In the field of labor relations, our attorneys have negotiated high profile union contracts for large and small educational institutions. We have a unique ability to partner with our clients and successfully negotiate workable and economically feasible labor agreements, which maximize our clients’ achievements and assure the attainment of their immediate and long-term strategic goals.
Our long-standing relationships—with nearly all of the labor unions in Illinois, as well as with significant players in the public and private sectors in Chicago, Illinois and the Midwest—combine with our level of experience as labor relations advisors and negotiators to afford an unparalleled level of service to institutions of higher learning.

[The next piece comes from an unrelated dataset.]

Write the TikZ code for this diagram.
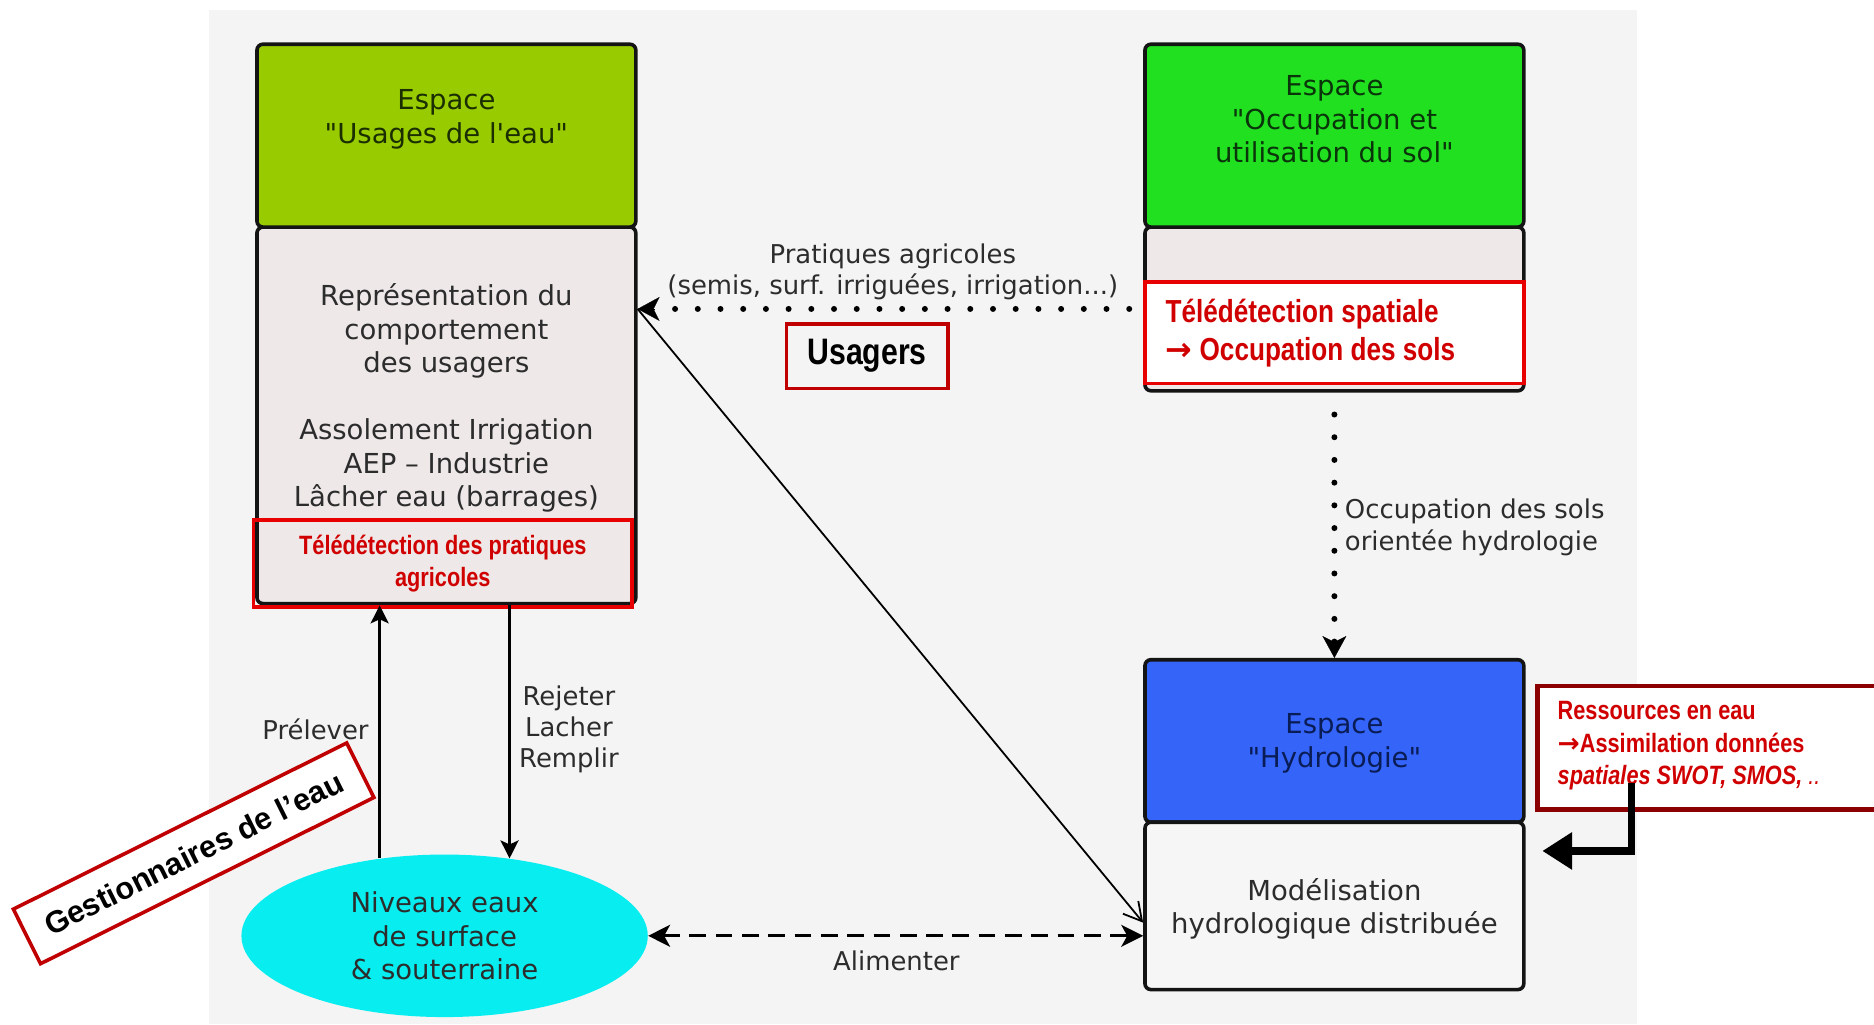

Counseling & Policy Development
We counsel institutions of higher learning in all aspects of employment compliance; this includes drafting and updating of policies, training employees about policy compliance, and “real-time” counseling to avoid conflicts. Our attorneys are experienced in developing and updating tenure and faculty-related policies, employee handbooks, compliance programs, whistleblower policies, and policies prohibiting discrimination, harassment, or retaliation. We also draft and revise appointment letters, employee contracts, non-compete agreements, and confidentiality agreements. Prior to litigation and potential government investigations, we also counsel clients on compliance with the FLSA and the anti-discrimination laws, including the FMLA, ADA, and Title VII. We have experience investigating employee misconduct, helping clients comply with due process requirements in the context of discipline or termination of employees, drafting remediation plans as needed, and drafting and negotiating administrator contracts. Franczek attorneys have also designed, screened, and implemented reductions-in-force specifically for higher education institutions.
Franczek has extensive experience representing institutions of higher learning in agency and court actions ranging from single-plaintiff administrative proceedings or lawsuits to complex, multi-party litigation instigated by classes of employees or even by government agencies.

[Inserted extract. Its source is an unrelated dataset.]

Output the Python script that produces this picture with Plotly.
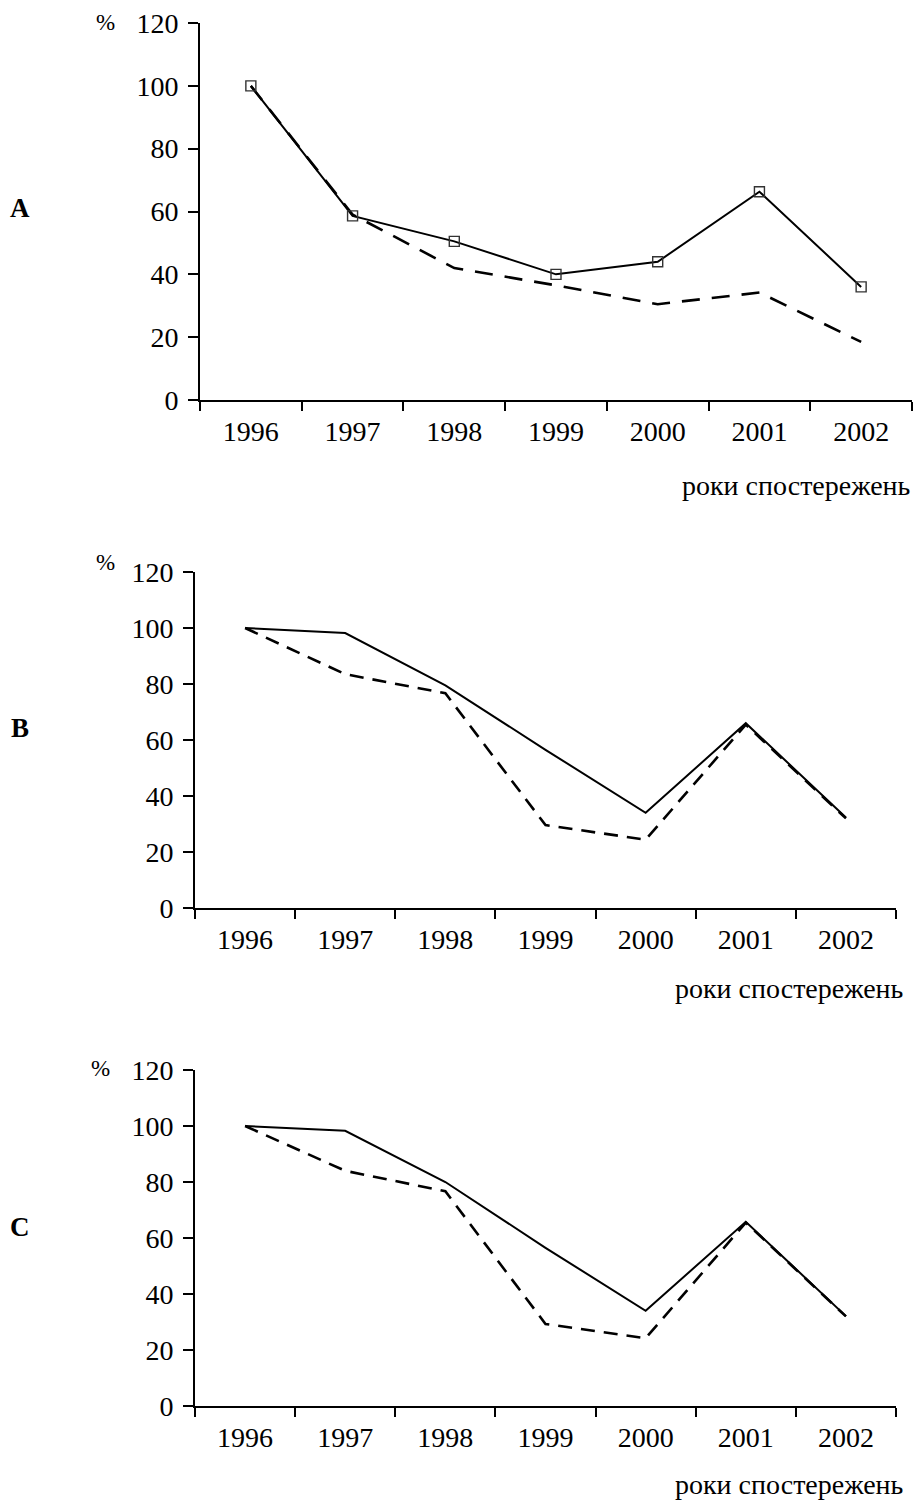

Our experience includes employment litigation and charges brought by faculty, staff, and students relating to non-reappointment, tenure denial, discipline, dismissal for cause, harassment, or breach of contract. We have particular experience representing institutions of higher learning, and individual administrators acting on behalf of those institutions, in multi-party actions involving tenure denial or dismissal, termination consequent to program closure, alleged discrimination, non-compete agreements, the False Claims Act, the FLSA, defamation, privacy and property issues, whistleblower statutes, and trade secrets. We also represent individual senior administrators, faculty members, or committee members who are personally sued because of their service during internal proceedings or because of other work performed on behalf of the institution.

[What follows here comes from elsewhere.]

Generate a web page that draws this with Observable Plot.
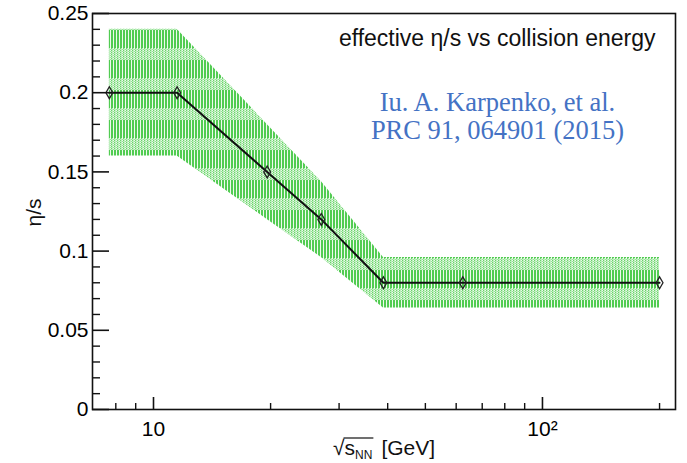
<!DOCTYPE html>
<html>
<head>
<meta charset="utf-8">
<script src="https://cdn.jsdelivr.net/npm/d3@7"></script>
<script src="https://cdn.jsdelivr.net/npm/@observablehq/plot@0.6"></script>
<style>
  html, body { margin: 0; padding: 0; background: #fff; }
  #chart { width: 687px; height: 463px; }
</style>
</head>
<body>
<div id="chart"></div>
<script>
// Collision energies (GeV) and the effective eta/s used at each of them
const energies = [7.7, 11.5, 19.6, 27, 39, 62.4, 200];
const etaS     = [0.20, 0.20, 0.15, 0.12, 0.08, 0.08, 0.08];
// Uncertainty band edges
const bandHigh = [0.24, 0.24, 0.18, 0.144, 0.096, 0.096, 0.096];
const bandLow  = [0.16, 0.16, 0.12, 0.096, 0.064, 0.064, 0.064];

// Axis ticks
const yMajor = [0, 0.05, 0.1, 0.15, 0.2, 0.25];
const yMajorLabels = ["0", "0.05", "0.1", "0.15", "0.2", "0.25"];
const yMinor = [0.01,0.02,0.03,0.04,0.06,0.07,0.08,0.09,0.11,0.12,0.13,0.14,
                0.16,0.17,0.18,0.19,0.21,0.22,0.23,0.24];
const xMajor = [10, 100];
const xMajorLabels = ["10", "10²"];
const xMinor = [8, 9, 20, 30, 40, 50, 60, 70, 80, 90, 200];

const titleText = "effective η/s vs collision energy";
const citation = "Iu. A. Karpenko, et al.\nPRC 91, 064901 (2015)";
const yTitle = "η/s";

const rows = energies.map((e, i) => ({e, v: etaS[i], hi: bandHigh[i], lo: bandLow[i]}));

const W = 687, H = 463;
const mL = 92, mR = 12, mT = 13, mB = 54;
const plotW = W - mL - mR, plotH = H - mT - mB;

const chart = Plot.plot({
  width: W,
  height: H,
  marginLeft: mL, marginRight: mR, marginTop: mT, marginBottom: mB,
  style: {fontFamily: "'Liberation Sans', Arial, sans-serif", fontSize: "21px", color: "#000", background: "#fff"},
  x: {type: "log", domain: [6.969, 219.8], axis: null},
  y: {domain: [0, 0.25], axis: null},
  marks: [
    Plot.areaY(rows, {x: "e", y1: "lo", y2: "hi", fill: "url(#hatch)", curve: "linear"}),
    Plot.line(rows, {x: "e", y: "v", stroke: "#111", strokeWidth: 2}),
    Plot.dot(rows, {x: "e", y: "v", symbol: "diamond", r: 3.6, fill: "none", stroke: "#222", strokeWidth: 1.3}),
    // inward ticks
    Plot.tickY(yMajor, {y: d => d, stroke: "#111", strokeWidth: 1.6, insetRight: plotW - 17}),
    Plot.tickY(yMinor, {y: d => d, stroke: "#111", strokeWidth: 1.4, insetRight: plotW - 8}),
    Plot.tickX(xMajor, {x: d => d, stroke: "#111", strokeWidth: 1.6, insetTop: plotH - 12}),
    Plot.tickX(xMinor, {x: d => d, stroke: "#111", strokeWidth: 1.4, insetTop: plotH - 6}),
    Plot.frame({stroke: "#111", strokeWidth: 1.6}),
    Plot.axisY({ticks: yMajor, tickSize: 0, tickPadding: 4, fontSize: 21, fill: "#000",
      tickFormat: d => yMajorLabels[yMajor.indexOf(d)], label: null}),
    Plot.axisX({ticks: xMajor, tickSize: 0, tickPadding: 12, fontSize: 21, fill: "#000",
      tickFormat: d => xMajorLabels[xMajor.indexOf(d)], label: null}),
    Plot.text([titleText], {frameAnchor: "top-right", textAnchor: "end", lineAnchor: "middle",
      dx: -20, dy: 25, fontSize: 23, fill: "#111"}),
    Plot.text([citation], {frameAnchor: "top-left", textAnchor: "middle", lineAnchor: "top",
      dx: 405, dy: 77, fontSize: 26.5, lineHeight: 1.08, fill: "#4472C4",
      fontFamily: "'Liberation Serif', 'Times New Roman', serif"}),
    Plot.text([yTitle], {frameAnchor: "left", rotate: -90, textAnchor: "middle", lineAnchor: "middle",
      dx: -58, dy: 1, fontSize: 21, fill: "#111"})
  ]
});

// Hatch pattern for the uncertainty band: vertical green strokes with dotted rows
const svg = d3.select(chart);
const defs = svg.insert("defs", ":first-child");
const pat = defs.append("pattern")
  .attr("id", "hatch")
  .attr("patternUnits", "userSpaceOnUse")
  .attr("width", 3).attr("height", 30);
pat.append("rect").attr("x", 0).attr("y", 0).attr("width", 3).attr("height", 30).attr("fill", "#eefaee");
pat.append("rect").attr("x", 0).attr("y", 0).attr("width", 2).attr("height", 18).attr("fill", "#52cc52");
pat.append("rect").attr("x", 0).attr("y", 18).attr("width", 2).attr("height", 12).attr("fill", "#bdeebd");
for (let y = 18; y < 30; y += 2) {
  pat.append("rect").attr("x", 0).attr("y", y).attr("width", 1).attr("height", 1).attr("fill", "#6ad46a");
  pat.append("rect").attr("x", 2).attr("y", y + 1).attr("width", 1).attr("height", 1).attr("fill", "#98e298");
}

document.getElementById("chart").appendChild(chart);

// x-axis title: sqrt(s_NN) [GeV]
const xt = svg.append("text")
  .attr("x", 333).attr("y", 455)
  .attr("text-anchor", "start")
  .attr("font-size", 21)
  .attr("fill", "#111");
xt.append("tspan").text("√");
xt.append("tspan").text("s");
xt.append("tspan").attr("font-size", 12).attr("dy", 4).text("NN");
xt.append("tspan").attr("dy", -4).attr("dx", 9).text("[GeV]");
const node = xt.node();
const e1 = node.getExtentOfChar(1), e3 = node.getExtentOfChar(3);
svg.append("line")
  .attr("x1", e1.x - 1).attr("x2", e3.x + e3.width + 1)
  .attr("y1", 438).attr("y2", 438)
  .attr("stroke", "#111").attr("stroke-width", 1.2);
</script>
</body>
</html>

Franczek attorneys have also defended institutions against discrimination, harassment, and other employment claims filed with or by local, state, and federal agencies such as the Equal Employment Opportunity Commission, the Illinois Department of Human Rights, the U.S. and Illinois Departments of Labor, or local governmental agencies. This includes defending clients against EEOC actions alleging a “pattern or practice” of race and gender discrimination in connection with hiring, promotion, and pay practices.